Letter 2 – On a Restless Mind

What you write to me, and what I hear about you, gives me real confidence. You are not roaming from place to place or constantly looking for a change of scene. That kind of restlessness is usually a symptom of a troubled mind. In my view, the first clear sign of a well‑ordered inner life is the ability to stay where you are and be at ease in your own company.

But be careful of one thing: dipping into many authors and all kinds of books can be its own kind of wandering, a restlessness of the mind instead of the body. You need to settle yourself with a small number of serious thinkers and truly absorb what they offer if you want any of it to take root. To be everywhere is to be nowhere. A person who spends their whole life travelling ends up with a long list of hosts and almost no real friends. The same is true of the reader who never lingers with any one writer, but rushes through everything.

Food does nothing for you if it passes straight through without being absorbed. Nothing slows a recovery more than constantly changing medicines. A wound will not close if you keep trying a new salve every time you look at it. A plant that is transplanted again and again never takes root. Nothing useful can do its work if it is always being moved on. A library of many books simply scatters the mind. Since you cannot read everything you own, it is enough to own only what you can actually read.

“But,” you say, “I like to sample one book and then another.” That is a finicky appetite, and it does you no good. Many different dishes may look appealing, but they clog rather than nourish. Always read the best authors. When you feel the urge to roam, use it as a cue to return to those you have read before. Every day, add one thought to your equipment: something against poverty, something against the fear of death, something against the other blows that life deals out. After you have ranged across many ideas, choose one to digest fully before the day is done.

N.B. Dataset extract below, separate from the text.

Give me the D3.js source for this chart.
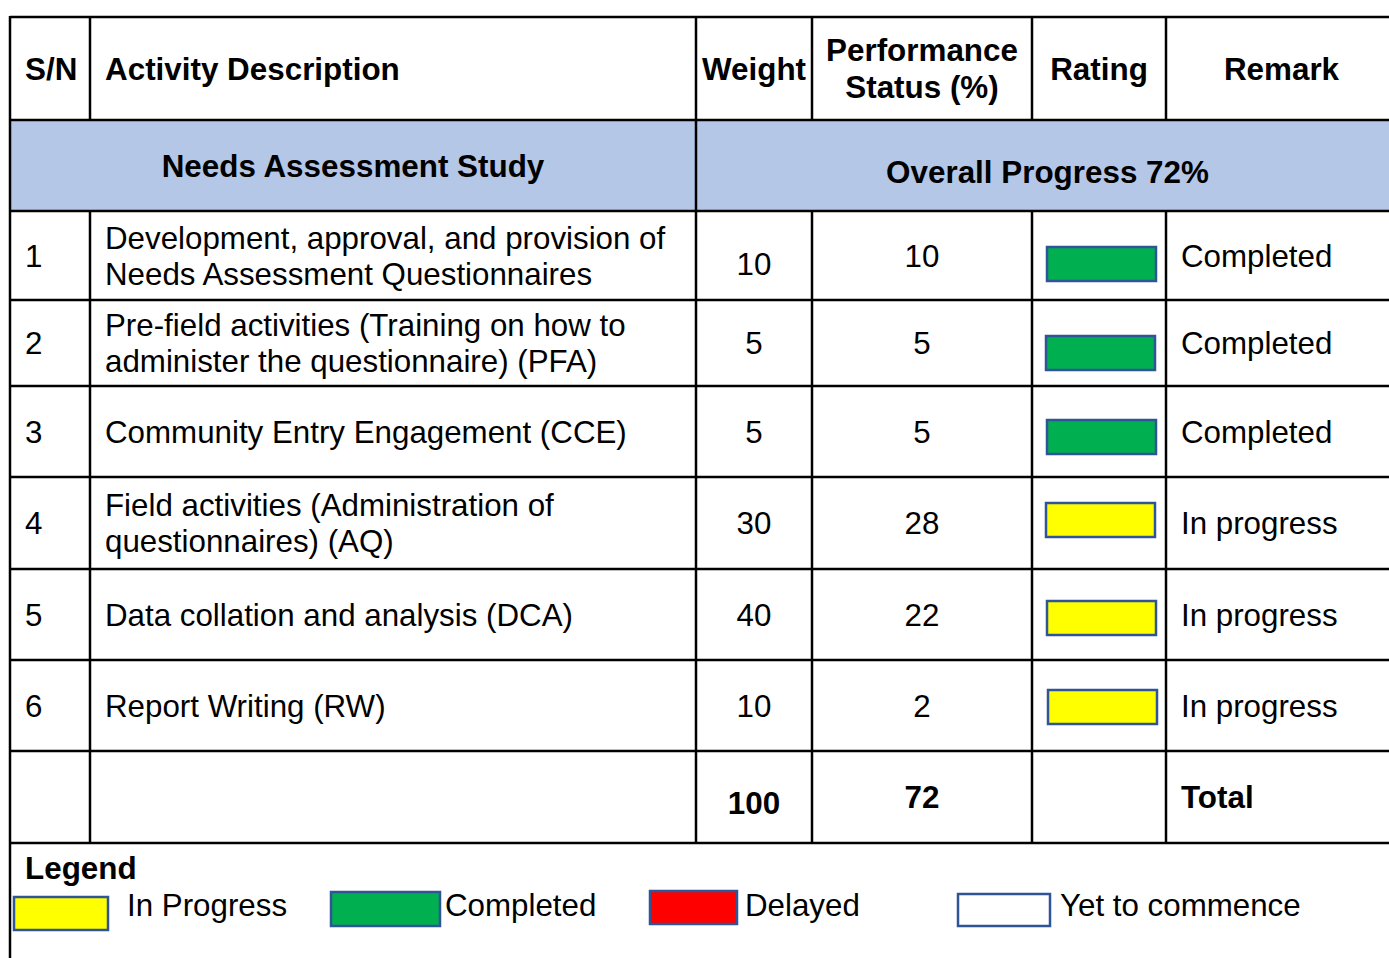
<!DOCTYPE html>
<html>
<head>
<meta charset="utf-8">
<script src="https://cdn.jsdelivr.net/npm/d3@7"></script>
<style>
  body { margin: 0; background: #fff; }
  text { font-family: "Liberation Sans", Arial, sans-serif; fill: #000; }
</style>
</head>
<body>
<div id="chart"></div>
<script>
// table content
const headers = [["S/N"], ["Activity Description"], ["Weight"], ["Performance", "Status (%)"], ["Rating"], ["Remark"]];
const sectionTitle = "Needs Assessment Study";
const serialNos = ["1", "2", "3", "4", "5", "6"];
const activities = [
  ["Development, approval, and provision of", "Needs Assessment Questionnaires"],
  ["Pre-field activities (Training on how to", "administer the questionnaire) (PFA)"],
  ["Community Entry Engagement (CCE)"],
  ["Field activities (Administration of", "questionnaires) (AQ)"],
  ["Data collation and analysis (DCA)"],
  ["Report Writing (RW)"]
];
const weights = [10, 5, 5, 30, 40, 10];
const performance = [10, 5, 5, 28, 22, 2];
const statuses = ["Completed", "Completed", "Completed", "In Progress", "In Progress", "In Progress"];
const remarks = ["Completed", "Completed", "Completed", "In progress", "In progress", "In progress"];
const legendKeys = ["In Progress", "Completed", "Delayed", "Yet to commence"];
const legendColors = ["#ffff00", "#00b050", "#ff0000", "#ffffff"];

const W = 1389, H = 958;
// layout: column and row edges
const colEdges = [10, 90, 696, 812, 1032, 1166, 1399];
const rowEdges = [17, 120, 211, 300, 386, 477, 569, 660, 751, 843];
// rating boxes sit a little off the row centre in the original
const ratingShift = [8.5, 10, 5.5, -3, 3.5, 1.5];
const ratingX = [1047, 1046, 1047, 1046, 1047, 1048];
const fs = 31.3;
const fsb = 31.4;

const color = d3.scaleOrdinal(legendKeys, legendColors);
const rowCenter = i => (rowEdges[i] + rowEdges[i + 1]) / 2;
const colCenter = j => (colEdges[j] + colEdges[j + 1]) / 2;

const svg = d3.select('#chart').append('svg')
  .attr('width', W)
  .attr('height', H);

// section band
svg.append('rect')
  .attr('x', colEdges[0]).attr('y', rowEdges[1])
  .attr('width', colEdges[6] - colEdges[0]).attr('height', rowEdges[2] - rowEdges[1])
  .attr('fill', '#b4c7e7');

// header
headers.forEach((h, j) => {
  const t = svg.append('text')
    .attr('font-size', fsb).attr('font-weight', 'bold')
    .attr('text-anchor', j === 0 || j === 1 ? 'start' : 'middle');
  const x = j === 0 ? 25 : j === 1 ? 105 : colCenter(j) + (j === 5 ? -1 : 0);
  h.forEach((line, k) => {
    t.append('tspan')
      .attr('x', x)
      .attr('y', rowCenter(0) + (k - (h.length - 1) / 2) * 37 + 11)
      .text(line);
  });
});

svg.append('text')
  .attr('x', (colEdges[0] + colEdges[2]) / 2).attr('y', 166 + 11)
  .attr('text-anchor', 'middle').attr('font-size', fsb).attr('font-weight', 'bold')
  .text(sectionTitle);

svg.append('text')
  .attr('x', (colEdges[2] + colEdges[6]) / 2).attr('y', 172 + 11)
  .attr('text-anchor', 'middle').attr('font-size', fsb).attr('font-weight', 'bold')
  .text(`Overall Progress ${d3.sum(performance)}%`);

// data rows
const rows = svg.selectAll('.row')
  .data(serialNos.map((s, i) => ({ s, act: activities[i], w: weights[i], p: performance[i], st: statuses[i], r: remarks[i], i })))
  .join('g')
  .attr('class', 'row');

rows.each(function (d) {
  const g = d3.select(this);
  const cy = rowCenter(d.i + 2);
  g.append('text').attr('x', 25).attr('y', cy + 11).attr('font-size', fs).text(d.s);
  const t = g.append('text').attr('font-size', fs);
  d.act.forEach((line, k) => {
    t.append('tspan')
      .attr('x', 105)
      .attr('y', cy + (k - (d.act.length - 1) / 2) * 36 + 11)
      .text(line);
  });
  g.append('text').attr('x', colCenter(2)).attr('y', cy + 11 + (d.i === 0 ? 8 : 0))
    .attr('text-anchor', 'middle').attr('font-size', fs).text(d.w);
  g.append('text').attr('x', colCenter(3)).attr('y', cy + 11)
    .attr('text-anchor', 'middle').attr('font-size', fs).text(d.p);
  g.append('rect')
    .attr('x', ratingX[d.i]).attr('y', cy + ratingShift[d.i] - 17)
    .attr('width', 109).attr('height', 34)
    .attr('fill', color(d.st))
    .attr('stroke', '#2f5597').attr('stroke-width', 2.5);
  g.append('text').attr('x', 1181).attr('y', cy + 11).attr('font-size', fs).text(d.r);
});

// totals
const ty = rowCenter(8);
svg.append('text').attr('x', colCenter(2)).attr('y', ty + 6 + 11)
  .attr('text-anchor', 'middle').attr('font-size', fsb).attr('font-weight', 'bold')
  .text(d3.sum(weights));
svg.append('text').attr('x', colCenter(3)).attr('y', ty + 11)
  .attr('text-anchor', 'middle').attr('font-size', fsb).attr('font-weight', 'bold')
  .text(d3.sum(performance));
svg.append('text').attr('x', 1181).attr('y', ty + 11)
  .attr('font-size', fsb).attr('font-weight', 'bold')
  .text('Total');

// grid lines
const grid = svg.append('g').attr('stroke', '#000').attr('stroke-width', 2.5);
rowEdges.forEach(y => {
  grid.append('line').attr('x1', colEdges[0]).attr('x2', colEdges[6]).attr('y1', y).attr('y2', y);
});
grid.append('line').attr('x1', colEdges[0]).attr('x2', colEdges[0]).attr('y1', rowEdges[0] - 1).attr('y2', H);
grid.append('line').attr('x1', colEdges[2]).attr('x2', colEdges[2]).attr('y1', rowEdges[0]).attr('y2', rowEdges[9]);
[1, 3, 4, 5, 6].forEach(j => {
  grid.append('line').attr('x1', colEdges[j]).attr('x2', colEdges[j]).attr('y1', rowEdges[0]).attr('y2', rowEdges[1]);
  grid.append('line').attr('x1', colEdges[j]).attr('x2', colEdges[j]).attr('y1', rowEdges[2]).attr('y2', rowEdges[9]);
});

// legend
svg.append('text').attr('x', 25).attr('y', 868 + 11)
  .attr('font-size', fsb).attr('font-weight', 'bold').text('Legend');

const legendBoxes = [
  { x: 14, y: 897, w: 94, h: 33, tx: 127 },
  { x: 331, y: 892, w: 109, h: 34, tx: 445 },
  { x: 650, y: 891, w: 87, h: 33, tx: 745 },
  { x: 958, y: 894, w: 92, h: 32, tx: 1060 }
];
const legend = svg.selectAll('.legend-item')
  .data(legendKeys)
  .join('g')
  .attr('class', 'legend-item');
legend.append('rect')
  .attr('x', (d, i) => legendBoxes[i].x).attr('y', (d, i) => legendBoxes[i].y)
  .attr('width', (d, i) => legendBoxes[i].w).attr('height', (d, i) => legendBoxes[i].h)
  .attr('fill', d => color(d))
  .attr('stroke', '#2f5597').attr('stroke-width', 2.5);
legend.append('text')
  .attr('x', (d, i) => legendBoxes[i].tx).attr('y', 905 + 11)
  .attr('font-size', fs)
  .text(d => d);
</script>
</body>
</html>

That is what I do myself. Out of everything I read, I claim one thing as my own. Today, I found it in Epicurus. (I sometimes make a raid into the enemy’s camp, not as a defector, but as a scout.) He says that “contented poverty is an honorable condition.” But if it is truly contented, it is not poverty at all. The poor person is not the one who has little, but the one who always wants more. What does it matter how much lies in your strongbox or your storehouses, how large your flocks are or how high your returns, if you are always eyeing what your neighbor has, always counting what you have yet to gain instead of what you already possess? So what is the right measure of wealth? First, have what you need. Second, have what is enough.